/---

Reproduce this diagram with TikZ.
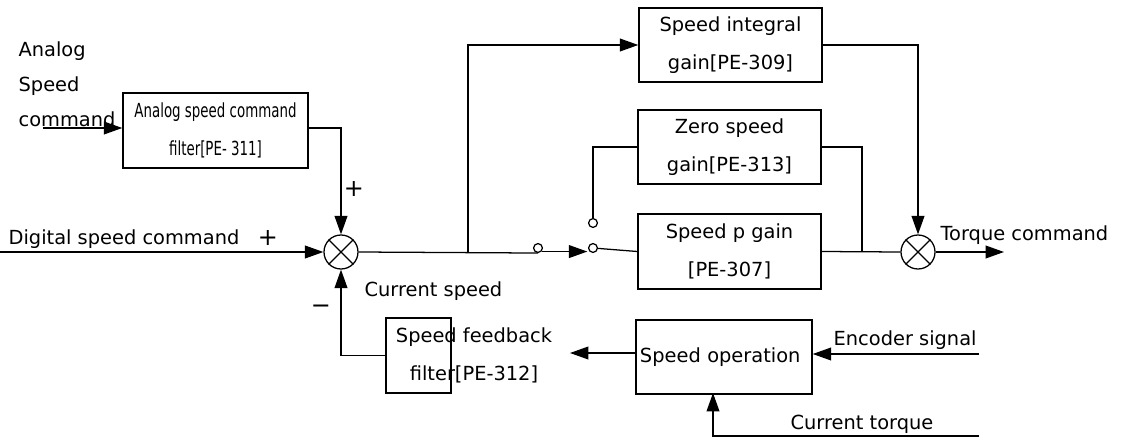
\documentclass[tikz,border=0pt]{standalone}
\usepackage{fontspec}
\setmainfont{DejaVu Sans}
\newfontfamily\narrowfont[FakeStretch=0.69]{DejaVu Sans}
\usetikzlibrary{arrows.meta}

\begin{document}
\begin{tikzpicture}[x=0.025cm,y=-0.025cm,
  font=\fontsize{13.8}{26.9}\selectfont,
  line width=0.9pt,
  >={Triangle[length=0.46cm,width=0.32cm]},
  blk/.style={draw,line width=1pt,minimum width=4.575cm,minimum height=1.85cm,align=center,inner sep=1pt},
  sumj/.style={draw,circle,minimum size=0.85cm,inner sep=0pt},
  swc/.style={draw,circle,minimum size=0.22cm,inner sep=0pt,fill=white},
  lbl/.style={anchor=west,inner sep=0pt},
  sgn/.style={font=\fontsize{17}{17}\selectfont,inner sep=0pt}]
  \useasboundingbox (0,0) rectangle (1131,440);

  \node[blk,minimum width=4.625cm,minimum height=1.875cm,font=\narrowfont\fontsize{13.8}{26.9}\selectfont] (afilt) at (215.5,130.5) {Analog speed command\\filter[PE- 311]};
  \node[blk] (sint) at (730.5,45) {Speed integral\\gain[PE-309]};
  \node[blk] (zsp) at (729.5,147) {Zero speed\\gain[PE-313]};
  \node[blk,minimum height=1.875cm] (spg) at (729.5,251.5) {Speed p gain\\{}[PE-307]};
  \node[blk,minimum width=1.625cm,minimum height=1.875cm] (sfb) at (418.5,355.5) {};
  \node[align=center,inner sep=0pt] (sfbt) at (474,355) {Speed feedback\\filter[PE-312]};
  \node[blk,minimum width=4.4cm,text width=4.2cm,inner sep=0.1cm,align=left] (sop) at (724,357) {Speed operation};

  \node[sumj] (s1) at (341,252) {};
  \node[sumj] (s2) at (918,252) {};
  \foreach \s in {s1,s2}
    \draw (\s.45) -- (\s.225) (\s.135) -- (\s.315);

  \node[swc] (c1) at (538,248) {};
  \node[swc] (c2) at (593,248) {};
  \node[swc] (c3) at (593,223) {};

  \coordinate (ain) at (43,128);
  \coordinate (din) at (0,252);
  \coordinate (br) at (468,252);
  \coordinate (jn) at (862,252);
  \coordinate (tout) at (1004,252);
  \coordinate (fbtip) at (570,353);
  \coordinate (enc) at (979,354);
  \coordinate (ctq) at (979,436);
  \coordinate (tqin) at (713,393);

  \draw[->] (ain) -- (ain -| afilt.west);
  \draw[->] (afilt.east |- ain) -| (s1.north);
  \draw[->] (din) -- (s1.west);
  \draw (s1.east) -- (c1.south);
  \draw[->,shorten >=1.5pt] (c1.south east) -- (c2.south west);
  \draw (c2) -- (spg.west);
  \draw[->] (br) |- (sint.west);
  \draw (c3) |- (zsp.west);
  \draw (zsp.east) -| (jn);
  \draw (spg.east) -- (s2.west);
  \draw[->] (sint.east) -| (s2.north);
  \draw[->] (s2.east) -- (tout);
  \draw[->] (sop.west |- fbtip) -- (fbtip);
  \draw[->] (sfb.west) -| (s1.south);
  \draw[->] (enc) -- (enc -| sop.east);
  \draw[->] (ctq) -| (tqin);

  \node[lbl,align=left,font=\fontsize{13.8}{24.8}\selectfont] (atxt) at (18,84) {Analog\\Speed\\command};
  \node[sgn] (p1) at (354,189) {+};
  \node[lbl] (dtxt) at (8,239) {Digital speed command};
  \node[sgn] (p2) at (268,238) {+};
  \node[sgn] (m1) at (321,309) {−};
  \node[lbl] (cspd) at (364,291) {Current speed};
  \node[lbl] (ttxt) at (940,235) {Torque command};
  \node[lbl] (etxt) at (833,340) {Encoder signal};
  \node[lbl] (cttxt) at (790,424) {Current torque};
\end{tikzpicture}
\end{document}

\---

_WHAT IS EXPECTED_.
Copy the listing exactly. Any image in it stays out of the copy.

_WORKED ANSWER_.
Reproduce this diagram with TikZ.
\documentclass[tikz,border=0pt]{standalone}
\usepackage{fontspec}
\setmainfont{DejaVu Sans}
\newfontfamily\narrowfont[FakeStretch=0.69]{DejaVu Sans}
\usetikzlibrary{arrows.meta}

\begin{document}
\begin{tikzpicture}[x=0.025cm,y=-0.025cm,
  font=\fontsize{13.8}{26.9}\selectfont,
  line width=0.9pt,
  >={Triangle[length=0.46cm,width=0.32cm]},
  blk/.style={draw,line width=1pt,minimum width=4.575cm,minimum height=1.85cm,align=center,inner sep=1pt},
  sumj/.style={draw,circle,minimum size=0.85cm,inner sep=0pt},
  swc/.style={draw,circle,minimum size=0.22cm,inner sep=0pt,fill=white},
  lbl/.style={anchor=west,inner sep=0pt},
  sgn/.style={font=\fontsize{17}{17}\selectfont,inner sep=0pt}]
  \useasboundingbox (0,0) rectangle (1131,440);

  \node[blk,minimum width=4.625cm,minimum height=1.875cm,font=\narrowfont\fontsize{13.8}{26.9}\selectfont] (afilt) at (215.5,130.5) {Analog speed command\\filter[PE- 311]};
  \node[blk] (sint) at (730.5,45) {Speed integral\\gain[PE-309]};
  \node[blk] (zsp) at (729.5,147) {Zero speed\\gain[PE-313]};
  \node[blk,minimum height=1.875cm] (spg) at (729.5,251.5) {Speed p gain\\{}[PE-307]};
  \node[blk,minimum width=1.625cm,minimum height=1.875cm] (sfb) at (418.5,355.5) {};
  \node[align=center,inner sep=0pt] (sfbt) at (474,355) {Speed feedback\\filter[PE-312]};
  \node[blk,minimum width=4.4cm,text width=4.2cm,inner sep=0.1cm,align=left] (sop) at (724,357) {Speed operation};

  \node[sumj] (s1) at (341,252) {};
  \node[sumj] (s2) at (918,252) {};
  \foreach \s in {s1,s2}
    \draw (\s.45) -- (\s.225) (\s.135) -- (\s.315);

  \node[swc] (c1) at (538,248) {};
  \node[swc] (c2) at (593,248) {};
  \node[swc] (c3) at (593,223) {};

  \coordinate (ain) at (43,128);
  \coordinate (din) at (0,252);
  \coordinate (br) at (468,252);
  \coordinate (jn) at (862,252);
  \coordinate (tout) at (1004,252);
  \coordinate (fbtip) at (570,353);
  \coordinate (enc) at (979,354);
  \coordinate (ctq) at (979,436);
  \coordinate (tqin) at (713,393);

  \draw[->] (ain) -- (ain -| afilt.west);
  \draw[->] (afilt.east |- ain) -| (s1.north);
  \draw[->] (din) -- (s1.west);
  \draw (s1.east) -- (c1.south);
  \draw[->,shorten >=1.5pt] (c1.south east) -- (c2.south west);
  \draw (c2) -- (spg.west);
  \draw[->] (br) |- (sint.west);
  \draw (c3) |- (zsp.west);
  \draw (zsp.east) -| (jn);
  \draw (spg.east) -- (s2.west);
  \draw[->] (sint.east) -| (s2.north);
  \draw[->] (s2.east) -- (tout);
  \draw[->] (sop.west |- fbtip) -- (fbtip);
  \draw[->] (sfb.west) -| (s1.south);
  \draw[->] (enc) -- (enc -| sop.east);
  \draw[->] (ctq) -| (tqin);

  \node[lbl,align=left,font=\fontsize{13.8}{24.8}\selectfont] (atxt) at (18,84) {Analog\\Speed\\command};
  \node[sgn] (p1) at (354,189) {+};
  \node[lbl] (dtxt) at (8,239) {Digital speed command};
  \node[sgn] (p2) at (268,238) {+};
  \node[sgn] (m1) at (321,309) {−};
  \node[lbl] (cspd) at (364,291) {Current speed};
  \node[lbl] (ttxt) at (940,235) {Torque command};
  \node[lbl] (etxt) at (833,340) {Encoder signal};
  \node[lbl] (cttxt) at (790,424) {Current torque};
\end{tikzpicture}
\end{document}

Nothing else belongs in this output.